I think it will certainly be interesting to see how this pans out. Internet and tabloid speculations have a habit of being wrong, especially when you consider the aforementioned tendency for a relative unknown to be given the job – that generally precludes anyone the media considers unless they are keeping a very careful eye on up and coming talent. Personally, I am unfortunately predicting a situation of no change – a white male. It may be a white male with some interesting other feature – an accent. an eccentricity, some new approach to the character – but it will be, by and large, the same basic character. I do not think that those involved in the series yet have the impetus to make such a radical change as to colour the Doctor’s skin or give him ladyparts save in jest (as happened in Curse of the Fatal Death which was interestingly written by Moffat indicating that he has at least considered a woman in the part).
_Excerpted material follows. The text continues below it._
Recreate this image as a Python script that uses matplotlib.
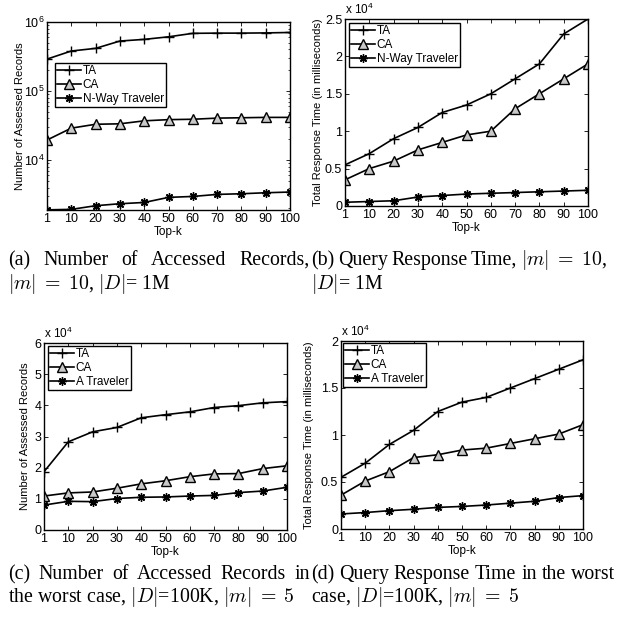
import numpy as np
import matplotlib
matplotlib.use("Agg")
import matplotlib.pyplot as plt
from matplotlib.ticker import FuncFormatter, LogLocator, NullFormatter

plt.rcParams["font.family"] = ["Liberation Sans", "DejaVu Sans"]
plt.rcParams["mathtext.fontset"] = "custom"
plt.rcParams["mathtext.rm"] = "Liberation Sans"
plt.rcParams["mathtext.it"] = "Liberation Sans:italic"

# --- data ---
k_labels = ["1", "10", "20", "30", "40", "50", "60", "70", "80", "90", "100"]

a_ta = [2.9e5, 3.8e5, 4.15e5, 5.3e5, 5.6e5, 6.1e5, 6.85e5, 6.9e5, 6.9e5, 6.95e5, 7.05e5]
a_ca = [1.95e4, 2.9e4, 3.3e4, 3.35e4, 3.7e4, 3.85e4, 3.9e4, 4.05e4, 4.1e4, 4.15e4, 4.15e4]
a_nway = [1900, 1930, 2180, 2330, 2430, 2880, 2970, 3180, 3250, 3360, 3440]

b_ta = [5500, 7000, 9000, 10500, 12500, 13500, 15000, 17000, 19000, 23000, 25000]
b_ca = [3500, 5000, 6000, 7500, 8500, 9500, 10000, 13000, 15000, 17000, 19000]
b_nway = [500, 600, 700, 1200, 1400, 1600, 1700, 1800, 1900, 2000, 2100]

c_ta = [18700, 28300, 31500, 32900, 36000, 37000, 37900, 39300, 39900, 40800, 41200]
c_ca = [10900, 11900, 12200, 13400, 14800, 15800, 17100, 18000, 18100, 19700, 20600]
c_at = [8000, 9200, 9100, 10100, 10500, 10600, 10900, 11100, 12000, 12500, 13700]

d_ta = [5500, 7000, 9000, 10500, 12500, 13500, 14000, 15000, 16000, 17000, 18000]
d_ca = [3600, 5100, 6100, 7600, 7900, 8400, 8600, 9100, 9600, 10100, 11100]
d_at = [1600, 1750, 1950, 2100, 2300, 2400, 2550, 2750, 2950, 3350, 3550]

names_ab = ["TA", "CA", "N-Way Traveler"]
names_cd = ["TA", "CA", "A Traveler"]

W, H = 623, 620
fig = plt.figure(figsize=(W / 100, H / 100), dpi=100)


def px_axes(left, top, right, bottom):
    return fig.add_axes([left / W, (H - bottom) / H, (right - left) / W, (bottom - top) / H])


styles = [
    dict(marker="+", markersize=7, mew=1.0),
    dict(marker="^", markersize=6.5, mew=1.0, markerfacecolor="#c8c8c8"),
    dict(marker=(8, 2, 0), markersize=6, mew=1.0),
]


def draw_panel(ax, series, names, ylabel, legend_xy, ylabel_x):
    x = np.arange(len(k_labels))
    for vals, name, st in zip(series, names, styles):
        ax.plot(x, vals, color="black", lw=1.2, label=name, **st)
    ax.set_xlim(0, len(k_labels) - 1)
    ax.set_xticks(x)
    ax.set_xticklabels(k_labels)
    ax.tick_params(which="both", direction="in", top=True, right=True, labelsize=9, pad=2)
    ax.tick_params(which="major", length=3, width=0.6)
    ax.tick_params(which="minor", length=1.5, width=0.5)
    ax.set_xlabel("Top-k", fontsize=8.5, labelpad=1)
    ax.set_ylabel(ylabel, fontsize=8)
    ax.yaxis.set_label_coords(ylabel_x, 0.5)
    for s in ax.spines.values():
        s.set_linewidth(1.0)
    leg = ax.legend(loc="upper left", bbox_to_anchor=legend_xy, borderaxespad=0, fontsize=8.5,
                    fancybox=False, edgecolor="black", framealpha=1, handlelength=2.0,
                    handletextpad=0.15, labelspacing=0.15, borderpad=0.2)
    leg.get_frame().set_linewidth(1.0)


def sci_axis(ax, top, step):
    ax.set_ylim(0, top)
    ax.set_yticks(np.arange(0, top + 1, step))
    ax.yaxis.set_major_formatter(FuncFormatter(lambda v, p: "%g" % (v / 1e4)))
    ax.text(0, 1.01, r"x 10$^{\mathdefault{4}}$", transform=ax.transAxes, fontsize=8.5,
            ha="left", va="bottom")


# (a) log scale
ax_a = px_axes(47, 22, 290, 210)
draw_panel(ax_a, [a_ta, a_ca, a_nway], names_ab, "Number of Assessed Records", (0.033, 0.782), -0.09)
ax_a.set_yscale("log")
ax_a.set_ylim(1890, 1e6)
ax_a.yaxis.set_major_locator(LogLocator(base=10, numticks=10))
ax_a.yaxis.set_minor_locator(LogLocator(base=10, subs=np.arange(2, 10), numticks=10))
ax_a.yaxis.set_minor_formatter(NullFormatter())

# (b)
ax_b = px_axes(345, 19, 588, 206)
draw_panel(ax_b, [b_ta, b_ca, b_nway], names_ab, "Total Response Time (in milliseconds)", (0.016, 0.979), -0.09)
sci_axis(ax_b, 25000, 5000)

# (c)
ax_c = px_axes(44, 343, 287, 530)
draw_panel(ax_c, [c_ta, c_ca, c_at], names_cd, "Number of Assessed Records", (0.016, 0.984), -0.058)
sci_axis(ax_c, 60000, 10000)

# (d)
ax_d = px_axes(341, 341, 583, 529)
draw_panel(ax_d, [d_ta, d_ca, d_at], names_cd, "Total Response Time (in milliseconds)", (0.008, 0.989), -0.11)
sci_axis(ax_d, 20000, 5000)

# --- captions ---
cap_kw = dict(fontsize=14.3, family="Liberation Serif", math_fontfamily="cm", va="baseline")
renderer = fig.canvas.get_renderer()


def justify(words, x0, x1, y):
    texts = [fig.text(x0 / W, 1 - y / H, w, **cap_kw) for w in words]
    widths = [t.get_window_extent(renderer).width for t in texts]
    gap = (x1 - x0 - sum(widths)) / (len(words) - 1)
    x = x0
    for t, w in zip(texts, widths):
        t.set_x(x / W)
        x += w + gap


def caption(s, x, y):
    fig.text(x / W, 1 - y / H, s, **cap_kw)


m10 = r"$|m|\;=\;10$,"
m5 = r"$|m|\;=\;5$"
justify(["(a)", "Number", "of", "Accessed", "Records,"], 8, 310, 265)
caption(m10 + r" $|D|$= 1M", 8, 289)
justify(["(b)", "Query", "Response", "Time,", m10], 311, 607, 265)
caption(r"$|D|$= 1M", 311, 289)
justify(["(c)", "Number", "of", "Accessed", "Records", "in"], 8, 310, 579)
caption(r"the worst case, $|D|$=100K, " + m5, 8, 602)
justify(["(d)", "Query", "Response", "Time", "in", "the", "worst"], 311, 615, 579)
caption(r"case, $|D|$=100K, " + m5, 311, 602)

fig.savefig("out.png", dpi=100)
However, I do consider it a welcome sight that a large number of fans are seriously considering ethnic or gender diversity in a positive light. It is, I feel, a sign of the times, evidence that we do indeed live in an enlightened age where considerations such as race, gender and sexuality are less of an issue. Well, at least for those of us who are not hard core conservatives…

As for my own preference… if Patterson Joseph, Richard Ayoade or Lenora Chrichlow are not options then I would like to see Moffat’s old pal from Coupling, Richard Coyle, take up the role. I don’t think I have a lot of popular support in this one, I’ve not even seen anyone else mention him and I have been pushing for him ever since David Tennant left the role. However, for all that it is probably a lost cause, I think it would be nice to see him on TV again.

*Or is that number 13 if John Hurt as the forgotten Doctor is actually Doctor number 9, pushing all the subsequent ones up a number?